## PROBLEM STATEMENT
Return the listing below unchanged, minus its pictures.

═══ DATASET SECTION ═══

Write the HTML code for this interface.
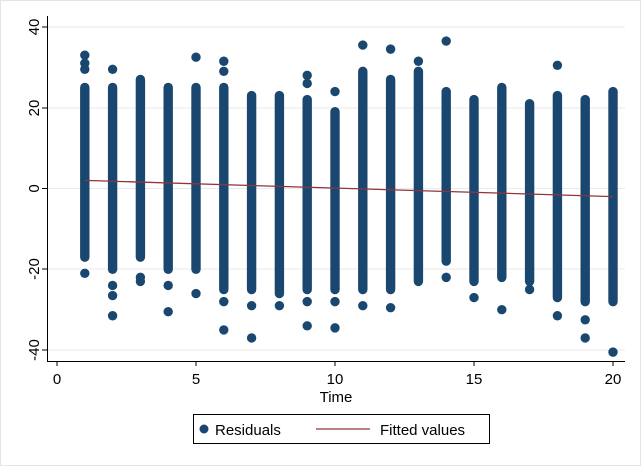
<!DOCTYPE html>
<html><head><meta charset="utf-8"><style>
html,body{margin:0;padding:0;background:#fff;}
svg{display:block;font-family:"Liberation Sans",Arial,sans-serif;}
</style></head><body>
<svg id="s" width="641" height="466" viewBox="0 0 641 466" xmlns="http://www.w3.org/2000/svg">
<rect x="0" y="0" width="641" height="466" fill="#fff"/>
<rect x="0.5" y="0.5" width="640" height="465" fill="none" stroke="#e4e4e4"/>
<g stroke="#eaeaea" stroke-width="1">
<line x1="48" x2="625" y1="27" y2="27"/><line x1="48" x2="625" y1="108" y2="108"/>
<line x1="48" x2="625" y1="188.5" y2="188.5"/><line x1="48" x2="625" y1="269" y2="269"/>
<line x1="48" x2="625" y1="350" y2="350"/>
</g>
<g id="pts" fill="#1a476f"></g>
<line x1="84.8" y1="180.4" x2="613" y2="196.6" stroke="#90353b" stroke-width="1.3"/>
<g stroke="#000" stroke-width="1">
<line x1="47.5" y1="16" x2="47.5" y2="361"/>
<line x1="47" y1="361.5" x2="625" y2="361.5"/>
<line x1="42" x2="47" y1="27" y2="27"/><line x1="42" x2="47" y1="108" y2="108"/>
<line x1="42" x2="47" y1="188.5" y2="188.5"/><line x1="42" x2="47" y1="269" y2="269"/>
<line x1="42" x2="47" y1="350" y2="350"/>
<line x1="57" x2="57" y1="361" y2="366"/><line x1="196" x2="196" y1="361" y2="366"/>
<line x1="335" x2="335" y1="361" y2="366"/><line x1="474" x2="474" y1="361" y2="366"/>
<line x1="613" x2="613" y1="361" y2="366"/>
</g>
<g font-size="15" text-anchor="middle" fill="#000">
<text transform="translate(39,27) rotate(-90)">40</text>
<text transform="translate(39,108) rotate(-90)">20</text>
<text transform="translate(39,188.5) rotate(-90)">0</text>
<text transform="translate(39,269) rotate(-90)">-20</text>
<text transform="translate(39,350) rotate(-90)">-40</text>
<text x="57" y="384">0</text><text x="196" y="384">5</text><text x="335" y="384">10</text>
<text x="474" y="384">15</text><text x="613" y="384">20</text>
<text x="336" y="402">Time</text>
</g>
<rect x="193.5" y="414.5" width="296" height="29" fill="#fff" stroke="#000"/>
<circle cx="204" cy="429" r="4.5" fill="#1a476f"/>
<line x1="316" x2="370" y1="429" y2="429" stroke="#90353b" stroke-width="1.3"/>
<text x="215" y="435" font-size="15">Residuals</text>
<text x="380" y="435" font-size="15">Fitted values</text>
</svg>
<script>
var d=[[25,-17,[33,31,29.5,-21]],[25,-20,[29.5,-24,-26.5,-31.5]],[27,-17,[-22,-23]],[25,-20,[-24,-30.5]],[25,-20,[32.5,-26]],[25,-25,[31.5,29,-28,-35]],[23,-25,[-29,-37]],[23,-26,[-29]],[22,-25,[28,26,-28,-34]],[19,-25,[24,-28,-34.5]],[29,-25,[35.5,-29]],[27,-25,[34.5,-29.5]],[29,-23,[31.5]],[24,-18,[36.5,-22]],[22,-23,[-27]],[25,-22,[-30]],[21,-23,[-25]],[23,-27,[30.5,-31.5]],[22,-28,[-32.5,-37]],[24,-28,[-40.5]]];
var g=document.getElementById('pts'),ns='http://www.w3.org/2000/svg';
function Y(v){return 188.5-4.04*v;}
d.forEach(function(c,i){var x=57+27.8*(i+1);
var r=document.createElementNS(ns,'rect');r.setAttribute('x',x-4.7);r.setAttribute('width',9.4);
r.setAttribute('y',Y(c[0])-4.7);r.setAttribute('height',Y(c[1])-Y(c[0])+9.4);r.setAttribute('rx',4.7);g.appendChild(r);
c[2].forEach(function(v){var e=document.createElementNS(ns,'circle');e.setAttribute('cx',x);e.setAttribute('cy',Y(v));e.setAttribute('r',4.7);g.appendChild(e);});});
</script>
</body></html>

═══

## RESULT
Write the HTML code for this interface.
<!DOCTYPE html>
<html><head><meta charset="utf-8"><style>
html,body{margin:0;padding:0;background:#fff;}
svg{display:block;font-family:"Liberation Sans",Arial,sans-serif;}
</style></head><body>
<svg id="s" width="641" height="466" viewBox="0 0 641 466" xmlns="http://www.w3.org/2000/svg">
<rect x="0" y="0" width="641" height="466" fill="#fff"/>
<rect x="0.5" y="0.5" width="640" height="465" fill="none" stroke="#e4e4e4"/>
<g stroke="#eaeaea" stroke-width="1">
<line x1="48" x2="625" y1="27" y2="27"/><line x1="48" x2="625" y1="108" y2="108"/>
<line x1="48" x2="625" y1="188.5" y2="188.5"/><line x1="48" x2="625" y1="269" y2="269"/>
<line x1="48" x2="625" y1="350" y2="350"/>
</g>
<g id="pts" fill="#1a476f"></g>
<line x1="84.8" y1="180.4" x2="613" y2="196.6" stroke="#90353b" stroke-width="1.3"/>
<g stroke="#000" stroke-width="1">
<line x1="47.5" y1="16" x2="47.5" y2="361"/>
<line x1="47" y1="361.5" x2="625" y2="361.5"/>
<line x1="42" x2="47" y1="27" y2="27"/><line x1="42" x2="47" y1="108" y2="108"/>
<line x1="42" x2="47" y1="188.5" y2="188.5"/><line x1="42" x2="47" y1="269" y2="269"/>
<line x1="42" x2="47" y1="350" y2="350"/>
<line x1="57" x2="57" y1="361" y2="366"/><line x1="196" x2="196" y1="361" y2="366"/>
<line x1="335" x2="335" y1="361" y2="366"/><line x1="474" x2="474" y1="361" y2="366"/>
<line x1="613" x2="613" y1="361" y2="366"/>
</g>
<g font-size="15" text-anchor="middle" fill="#000">
<text transform="translate(39,27) rotate(-90)">40</text>
<text transform="translate(39,108) rotate(-90)">20</text>
<text transform="translate(39,188.5) rotate(-90)">0</text>
<text transform="translate(39,269) rotate(-90)">-20</text>
<text transform="translate(39,350) rotate(-90)">-40</text>
<text x="57" y="384">0</text><text x="196" y="384">5</text><text x="335" y="384">10</text>
<text x="474" y="384">15</text><text x="613" y="384">20</text>
<text x="336" y="402">Time</text>
</g>
<rect x="193.5" y="414.5" width="296" height="29" fill="#fff" stroke="#000"/>
<circle cx="204" cy="429" r="4.5" fill="#1a476f"/>
<line x1="316" x2="370" y1="429" y2="429" stroke="#90353b" stroke-width="1.3"/>
<text x="215" y="435" font-size="15">Residuals</text>
<text x="380" y="435" font-size="15">Fitted values</text>
</svg>
<script>
var d=[[25,-17,[33,31,29.5,-21]],[25,-20,[29.5,-24,-26.5,-31.5]],[27,-17,[-22,-23]],[25,-20,[-24,-30.5]],[25,-20,[32.5,-26]],[25,-25,[31.5,29,-28,-35]],[23,-25,[-29,-37]],[23,-26,[-29]],[22,-25,[28,26,-28,-34]],[19,-25,[24,-28,-34.5]],[29,-25,[35.5,-29]],[27,-25,[34.5,-29.5]],[29,-23,[31.5]],[24,-18,[36.5,-22]],[22,-23,[-27]],[25,-22,[-30]],[21,-23,[-25]],[23,-27,[30.5,-31.5]],[22,-28,[-32.5,-37]],[24,-28,[-40.5]]];
var g=document.getElementById('pts'),ns='http://www.w3.org/2000/svg';
function Y(v){return 188.5-4.04*v;}
d.forEach(function(c,i){var x=57+27.8*(i+1);
var r=document.createElementNS(ns,'rect');r.setAttribute('x',x-4.7);r.setAttribute('width',9.4);
r.setAttribute('y',Y(c[0])-4.7);r.setAttribute('height',Y(c[1])-Y(c[0])+9.4);r.setAttribute('rx',4.7);g.appendChild(r);
c[2].forEach(function(v){var e=document.createElementNS(ns,'circle');e.setAttribute('cx',x);e.setAttribute('cy',Y(v));e.setAttribute('r',4.7);g.appendChild(e);});});
</script>
</body></html>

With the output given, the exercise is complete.